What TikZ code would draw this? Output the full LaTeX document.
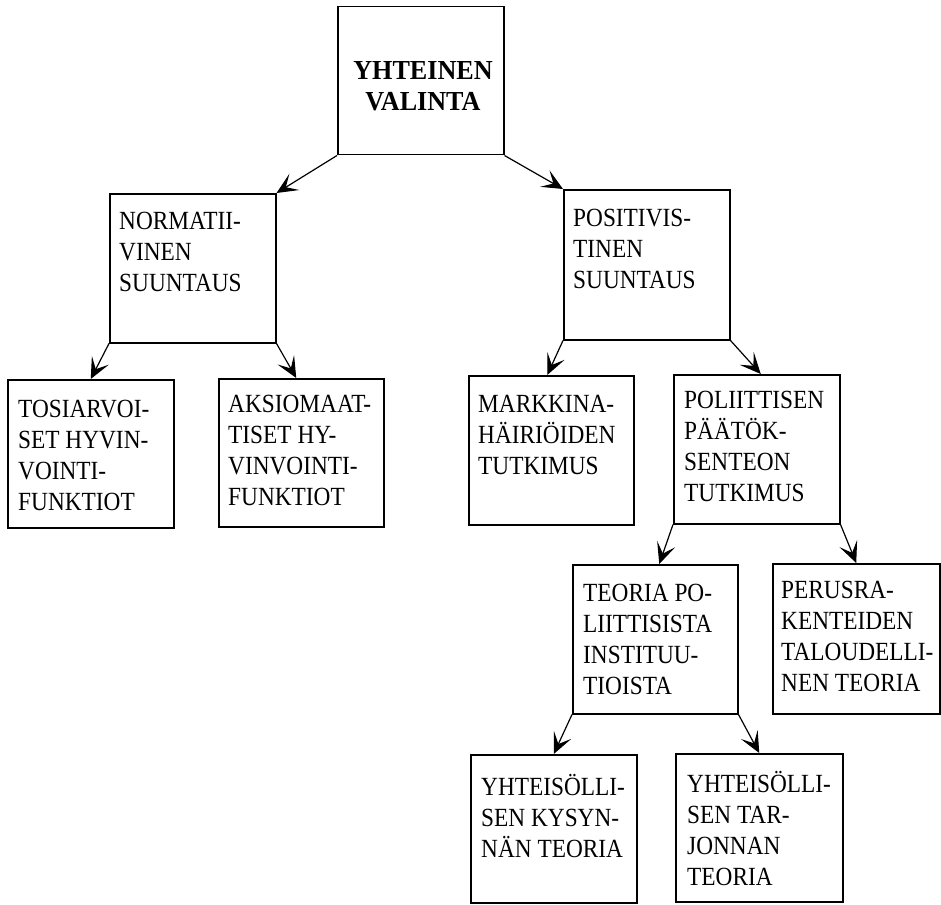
\documentclass[tikz,border=0pt]{standalone}
\usepackage{fontspec}
\setmainfont{Liberation Serif}
\newfontfamily\boxfont[FakeStretch=0.89]{Liberation Serif}
\newfontfamily\titlefont[FakeStretch=0.95]{Liberation Serif}
\usetikzlibrary{arrows.meta}
\begin{document}
\begin{tikzpicture}[x=1pt,y=-1pt,
  box/.style={draw, line width=1.5pt, inner sep=0pt, anchor=north west},
  lbl/.style={anchor=base west, inner sep=0pt, font=\boxfont\fontsize{26.2}{31.2}\selectfont},
  ttl/.style={anchor=base, inner sep=0pt, font=\titlefont\bfseries\fontsize{27.5}{31}\selectfont},
  link/.style={line width=1.2pt, -{Stealth[length=21pt,width=19pt,inset=10pt]}}]
\fill[white] (0,0) rectangle (941,904);
\useasboundingbox (0,0) rectangle (941,904);

% frames: name, left, top, width, height
\newcommand\frameat[5]{\node[box, minimum width=#4, minimum height=#5] (#1) at (#2,#3) {};}
\frameat{top}{337}{6}{166}{148}
\frameat{norm}{109}{193}{166}{149}
\frameat{posi}{563}{189}{166}{150}
\frameat{tosi}{7}{379}{166}{148}
\frameat{aksi}{218}{378}{165}{148}
\frameat{mark}{468}{375}{165}{149}
\frameat{poli}{673}{374}{166}{149}
\frameat{teor}{572}{564}{165}{149}
\frameat{peru}{772}{563}{167}{150}
\frameat{kysy}{470}{754}{166}{148}
\frameat{tarj}{675}{753}{167}{148}

% texts, placed by the baseline of their first line
\node[ttl] (topT) at (423,80) {\parbox[t]{170pt}{\centering YHTEINEN\\VALINTA}};
\node[lbl] (normT) at (119,229) {\parbox[t]{200pt}{NORMATII-\\VINEN\\SUUNTAUS}};
\node[lbl] (posiT) at (573,226) {\parbox[t]{200pt}{POSITIVIS-\\TINEN\\SUUNTAUS}};
\node[lbl] (tosiT) at (18,417) {\parbox[t]{200pt}{TOSIARVOI-\\SET HYVIN-\\VOINTI-\\FUNKTIOT}};
\node[lbl] (aksiT) at (228,412) {\parbox[t]{200pt}{AKSIOMAAT-\\TISET HY-\\VINVOINTI-\\FUNKTIOT}};
\node[lbl] (markT) at (478,412) {\parbox[t]{200pt}{MARKKINA-\\HÄIRIÖIDEN\\TUTKIMUS}};
\node[lbl] (poliT) at (684,408) {\parbox[t]{200pt}{POLIITTISEN\\PÄÄTÖK-\\SENTEON\\TUTKIMUS}};
\node[lbl] (teorT) at (583,601) {\parbox[t]{200pt}{TEORIA PO-\\LIITTISISTA\\INSTITUU-\\TIOISTA}};
\node[lbl] (peruT) at (781,598) {\parbox[t]{200pt}{PERUSRA-\\KENTEIDEN\\TALOUDELLI-\\NEN TEORIA}};
\node[lbl] (kysyT) at (481,795) {\parbox[t]{200pt}{YHTEISÖLLI-\\SEN KYSYN-\\NÄN TEORIA}};
\node[lbl] (tarjT) at (687,792) {\parbox[t]{200pt}{YHTEISÖLLI-\\SEN TAR-\\JONNAN\\TEORIA}};

% connectors
\draw[link] (top.south west) -- (norm.north east);
\draw[link] (top.south east) -- (posi.north west);
\draw[link] (norm.south west) -- (tosi.north);
\draw[link] (norm.south east) -- ([xshift=-5pt]aksi.north);
\draw[link] (posi.south west) -- ([xshift=-4pt]mark.north);
\draw[link] (posi.south east) -- ([xshift=4pt]poli.north);
\draw[link] (poli.south west) -- ([xshift=4pt]teor.north);
\draw[link] (poli.south east) -- (peru.north);
\draw[link] (teor.south west) -- (kysy.north);
\draw[link] (teor.south east) -- (tarj.north);
\end{tikzpicture}
\end{document}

GOAL:
Using the data above, print every line exactly, omitting pictures.

ANSWER TO THE EXERCISE:
What TikZ code would draw this? Output the full LaTeX document.
\documentclass[tikz,border=0pt]{standalone}
\usepackage{fontspec}
\setmainfont{Liberation Serif}
\newfontfamily\boxfont[FakeStretch=0.89]{Liberation Serif}
\newfontfamily\titlefont[FakeStretch=0.95]{Liberation Serif}
\usetikzlibrary{arrows.meta}
\begin{document}
\begin{tikzpicture}[x=1pt,y=-1pt,
  box/.style={draw, line width=1.5pt, inner sep=0pt, anchor=north west},
  lbl/.style={anchor=base west, inner sep=0pt, font=\boxfont\fontsize{26.2}{31.2}\selectfont},
  ttl/.style={anchor=base, inner sep=0pt, font=\titlefont\bfseries\fontsize{27.5}{31}\selectfont},
  link/.style={line width=1.2pt, -{Stealth[length=21pt,width=19pt,inset=10pt]}}]
\fill[white] (0,0) rectangle (941,904);
\useasboundingbox (0,0) rectangle (941,904);

% frames: name, left, top, width, height
\newcommand\frameat[5]{\node[box, minimum width=#4, minimum height=#5] (#1) at (#2,#3) {};}
\frameat{top}{337}{6}{166}{148}
\frameat{norm}{109}{193}{166}{149}
\frameat{posi}{563}{189}{166}{150}
\frameat{tosi}{7}{379}{166}{148}
\frameat{aksi}{218}{378}{165}{148}
\frameat{mark}{468}{375}{165}{149}
\frameat{poli}{673}{374}{166}{149}
\frameat{teor}{572}{564}{165}{149}
\frameat{peru}{772}{563}{167}{150}
\frameat{kysy}{470}{754}{166}{148}
\frameat{tarj}{675}{753}{167}{148}

% texts, placed by the baseline of their first line
\node[ttl] (topT) at (423,80) {\parbox[t]{170pt}{\centering YHTEINEN\\VALINTA}};
\node[lbl] (normT) at (119,229) {\parbox[t]{200pt}{NORMATII-\\VINEN\\SUUNTAUS}};
\node[lbl] (posiT) at (573,226) {\parbox[t]{200pt}{POSITIVIS-\\TINEN\\SUUNTAUS}};
\node[lbl] (tosiT) at (18,417) {\parbox[t]{200pt}{TOSIARVOI-\\SET HYVIN-\\VOINTI-\\FUNKTIOT}};
\node[lbl] (aksiT) at (228,412) {\parbox[t]{200pt}{AKSIOMAAT-\\TISET HY-\\VINVOINTI-\\FUNKTIOT}};
\node[lbl] (markT) at (478,412) {\parbox[t]{200pt}{MARKKINA-\\HÄIRIÖIDEN\\TUTKIMUS}};
\node[lbl] (poliT) at (684,408) {\parbox[t]{200pt}{POLIITTISEN\\PÄÄTÖK-\\SENTEON\\TUTKIMUS}};
\node[lbl] (teorT) at (583,601) {\parbox[t]{200pt}{TEORIA PO-\\LIITTISISTA\\INSTITUU-\\TIOISTA}};
\node[lbl] (peruT) at (781,598) {\parbox[t]{200pt}{PERUSRA-\\KENTEIDEN\\TALOUDELLI-\\NEN TEORIA}};
\node[lbl] (kysyT) at (481,795) {\parbox[t]{200pt}{YHTEISÖLLI-\\SEN KYSYN-\\NÄN TEORIA}};
\node[lbl] (tarjT) at (687,792) {\parbox[t]{200pt}{YHTEISÖLLI-\\SEN TAR-\\JONNAN\\TEORIA}};

% connectors
\draw[link] (top.south west) -- (norm.north east);
\draw[link] (top.south east) -- (posi.north west);
\draw[link] (norm.south west) -- (tosi.north);
\draw[link] (norm.south east) -- ([xshift=-5pt]aksi.north);
\draw[link] (posi.south west) -- ([xshift=-4pt]mark.north);
\draw[link] (posi.south east) -- ([xshift=4pt]poli.north);
\draw[link] (poli.south west) -- ([xshift=4pt]teor.north);
\draw[link] (poli.south east) -- (peru.north);
\draw[link] (teor.south west) -- (kysy.north);
\draw[link] (teor.south east) -- (tarj.north);
\end{tikzpicture}
\end{document}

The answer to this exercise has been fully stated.